- **Your objective**
Can you print the data exactly and leave out each image?

- **Recorded information**
— start —
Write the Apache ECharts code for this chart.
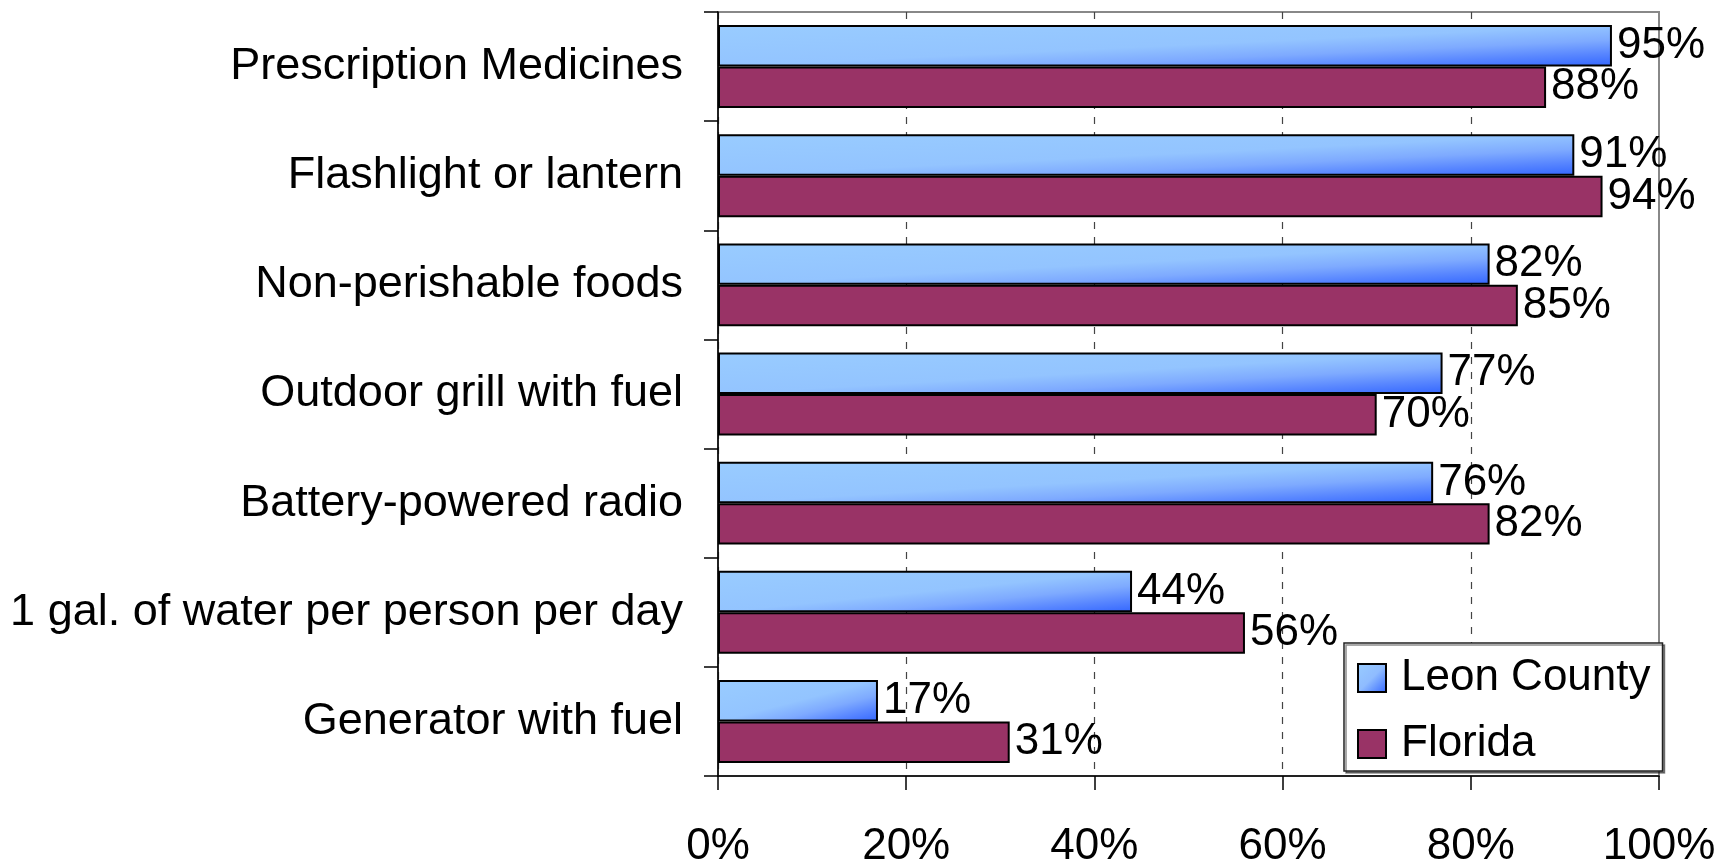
<!DOCTYPE html>
<html>
<head>
<meta charset="utf-8">
<title>Emergency supplies</title>
<script src="https://cdn.jsdelivr.net/npm/echarts@6/dist/echarts.min.js"></script>
<style>
  html, body { margin: 0; padding: 0; background: #fff; }
  #chart { width: 1732px; height: 861px; }
</style>
</head>
<body>
<div id="chart"></div>
<script>
// categories top to bottom
var items = ['Prescription Medicines', 'Flashlight or lantern', 'Non-perishable foods',
             'Outdoor grill with fuel', 'Battery-powered radio',
             '1 gal. of water per person per day', 'Generator with fuel'];
var leon = [95, 91, 82, 77, 76, 44, 17];
var florida = [88, 94, 85, 70, 82, 56, 31];
var xTicks = [0, 20, 40, 60, 80, 100];

var chart = echarts.init(document.getElementById('chart'));

var blueStops = [
  { offset: 0, color: '#99ccff' },
  { offset: 0.5, color: '#93c4ff' },
  { offset: 0.68, color: '#7eaaff' },
  { offset: 0.84, color: '#5886ff' },
  { offset: 1, color: '#3366ff' }
];

// gradient that runs corner to corner in the bar's own box,
// so top-right and bottom-left stay light and only bottom-right goes dark
function boxGradient(w, h) {
  var s = 2 / (1 / (w * w) + 1 / (h * h));
  return new echarts.graphic.LinearGradient(0, 0, s / (w * w), s / (h * h), blueStops);
}

var labelOpt = {
  show: true,
  position: 'right',
  distance: 5,
  formatter: '{c}%',
  fontSize: 44,
  fontFamily: 'Liberation Sans, Arial, sans-serif',
  color: '#000'
};

var option = {
  animation: false,
  grid: {
    left: 718, top: 12, width: 941, height: 764,
    outerBoundsMode: 'none',
    show: true, borderColor: '#888', borderWidth: 2, backgroundColor: '#fff'
  },
  legend: {
    orient: 'vertical',
    left: 1344, top: 643,
    padding: [13, 12, 5, 13],
    itemWidth: 28, itemHeight: 28, itemGap: 22,
    icon: 'rect',
    backgroundColor: '#fff',
    borderColor: '#222', borderWidth: 1.5,
    shadowColor: 'rgba(0,0,0,0.45)', shadowOffsetX: 2, shadowOffsetY: 2, shadowBlur: 0,
    textStyle: {
      fontSize: 44, color: '#000',
      fontFamily: 'Liberation Sans, Arial, sans-serif',
      padding: [0, 0, 0, 10]
    },
    data: ['Leon County', 'Florida']
  },
  xAxis: {
    type: 'value',
    min: xTicks[0], max: xTicks[xTicks.length - 1], interval: 20,
    axisLine: { show: true, lineStyle: { color: '#000', width: 1.5 } },
    axisTick: { show: true, length: 14, lineStyle: { color: '#000', width: 1.5 } },
    axisLabel: {
      formatter: '{value}%', fontSize: 44, margin: 49, color: '#000',
      fontFamily: 'Liberation Sans, Arial, sans-serif'
    },
    splitLine: {
      show: true,
      lineStyle: {
        color: ['#444', '#444', '#444', '#444', '#444', 'rgba(0,0,0,0)'],
        width: 1.2, type: [7, 8]
      }
    }
  },
  yAxis: {
    type: 'category',
    inverse: true,
    data: items,
    axisLine: { show: true, lineStyle: { color: '#000', width: 1.5 } },
    axisTick: { show: true, length: 14, lineStyle: { color: '#000', width: 1.5 } },
    axisLabel: {
      fontSize: 45, margin: 35, color: '#000',
      fontFamily: 'Liberation Sans Narrow, Arial Narrow, Liberation Sans, sans-serif'
    },
    splitLine: { show: false }
  },
  series: [
    {
      name: 'Leon County',
      type: 'bar',
      data: leon,
      barGap: '0%',
      barCategoryGap: '24%',
      itemStyle: {
        color: new echarts.graphic.LinearGradient(0, 0, 1, 1, [
          { offset: 0, color: '#99ccff' },
          { offset: 0.5, color: '#8fbcff' },
          { offset: 1, color: '#3366ff' }
        ]),
        borderColor: '#000', borderWidth: 2
      },
      label: labelOpt
    },
    {
      name: 'Florida',
      type: 'bar',
      data: florida,
      barGap: '0%',
      barCategoryGap: '24%',
      itemStyle: { color: '#993366', borderColor: '#000', borderWidth: 2 },
      label: labelOpt
    }
  ]
};
chart.setOption(option);

// per-bar gradients sized from the chart's own scale
var x0 = chart.convertToPixel({ gridIndex: 0 }, [0, 0])[0];
var bandH = 764 / items.length * 0.76 / 2;
var leonItems = leon.map(function (v) {
  var w = chart.convertToPixel({ gridIndex: 0 }, [v, 0])[0] - x0;
  return { value: v, itemStyle: { color: boxGradient(w, bandH) } };
});
chart.setOption({ series: [{ name: 'Leon County', data: leonItems }] });
</script>
</body>
</html>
— end —
- **Solution to the exercise**
Write the Apache ECharts code for this chart.
<!DOCTYPE html>
<html>
<head>
<meta charset="utf-8">
<title>Emergency supplies</title>
<script src="https://cdn.jsdelivr.net/npm/echarts@6/dist/echarts.min.js"></script>
<style>
  html, body { margin: 0; padding: 0; background: #fff; }
  #chart { width: 1732px; height: 861px; }
</style>
</head>
<body>
<div id="chart"></div>
<script>
// categories top to bottom
var items = ['Prescription Medicines', 'Flashlight or lantern', 'Non-perishable foods',
             'Outdoor grill with fuel', 'Battery-powered radio',
             '1 gal. of water per person per day', 'Generator with fuel'];
var leon = [95, 91, 82, 77, 76, 44, 17];
var florida = [88, 94, 85, 70, 82, 56, 31];
var xTicks = [0, 20, 40, 60, 80, 100];

var chart = echarts.init(document.getElementById('chart'));

var blueStops = [
  { offset: 0, color: '#99ccff' },
  { offset: 0.5, color: '#93c4ff' },
  { offset: 0.68, color: '#7eaaff' },
  { offset: 0.84, color: '#5886ff' },
  { offset: 1, color: '#3366ff' }
];

// gradient that runs corner to corner in the bar's own box,
// so top-right and bottom-left stay light and only bottom-right goes dark
function boxGradient(w, h) {
  var s = 2 / (1 / (w * w) + 1 / (h * h));
  return new echarts.graphic.LinearGradient(0, 0, s / (w * w), s / (h * h), blueStops);
}

var labelOpt = {
  show: true,
  position: 'right',
  distance: 5,
  formatter: '{c}%',
  fontSize: 44,
  fontFamily: 'Liberation Sans, Arial, sans-serif',
  color: '#000'
};

var option = {
  animation: false,
  grid: {
    left: 718, top: 12, width: 941, height: 764,
    outerBoundsMode: 'none',
    show: true, borderColor: '#888', borderWidth: 2, backgroundColor: '#fff'
  },
  legend: {
    orient: 'vertical',
    left: 1344, top: 643,
    padding: [13, 12, 5, 13],
    itemWidth: 28, itemHeight: 28, itemGap: 22,
    icon: 'rect',
    backgroundColor: '#fff',
    borderColor: '#222', borderWidth: 1.5,
    shadowColor: 'rgba(0,0,0,0.45)', shadowOffsetX: 2, shadowOffsetY: 2, shadowBlur: 0,
    textStyle: {
      fontSize: 44, color: '#000',
      fontFamily: 'Liberation Sans, Arial, sans-serif',
      padding: [0, 0, 0, 10]
    },
    data: ['Leon County', 'Florida']
  },
  xAxis: {
    type: 'value',
    min: xTicks[0], max: xTicks[xTicks.length - 1], interval: 20,
    axisLine: { show: true, lineStyle: { color: '#000', width: 1.5 } },
    axisTick: { show: true, length: 14, lineStyle: { color: '#000', width: 1.5 } },
    axisLabel: {
      formatter: '{value}%', fontSize: 44, margin: 49, color: '#000',
      fontFamily: 'Liberation Sans, Arial, sans-serif'
    },
    splitLine: {
      show: true,
      lineStyle: {
        color: ['#444', '#444', '#444', '#444', '#444', 'rgba(0,0,0,0)'],
        width: 1.2, type: [7, 8]
      }
    }
  },
  yAxis: {
    type: 'category',
    inverse: true,
    data: items,
    axisLine: { show: true, lineStyle: { color: '#000', width: 1.5 } },
    axisTick: { show: true, length: 14, lineStyle: { color: '#000', width: 1.5 } },
    axisLabel: {
      fontSize: 45, margin: 35, color: '#000',
      fontFamily: 'Liberation Sans Narrow, Arial Narrow, Liberation Sans, sans-serif'
    },
    splitLine: { show: false }
  },
  series: [
    {
      name: 'Leon County',
      type: 'bar',
      data: leon,
      barGap: '0%',
      barCategoryGap: '24%',
      itemStyle: {
        color: new echarts.graphic.LinearGradient(0, 0, 1, 1, [
          { offset: 0, color: '#99ccff' },
          { offset: 0.5, color: '#8fbcff' },
          { offset: 1, color: '#3366ff' }
        ]),
        borderColor: '#000', borderWidth: 2
      },
      label: labelOpt
    },
    {
      name: 'Florida',
      type: 'bar',
      data: florida,
      barGap: '0%',
      barCategoryGap: '24%',
      itemStyle: { color: '#993366', borderColor: '#000', borderWidth: 2 },
      label: labelOpt
    }
  ]
};
chart.setOption(option);

// per-bar gradients sized from the chart's own scale
var x0 = chart.convertToPixel({ gridIndex: 0 }, [0, 0])[0];
var bandH = 764 / items.length * 0.76 / 2;
var leonItems = leon.map(function (v) {
  var w = chart.convertToPixel({ gridIndex: 0 }, [v, 0])[0] - x0;
  return { value: v, itemStyle: { color: boxGradient(w, bandH) } };
});
chart.setOption({ series: [{ name: 'Leon County', data: leonItems }] });
</script>
</body>
</html>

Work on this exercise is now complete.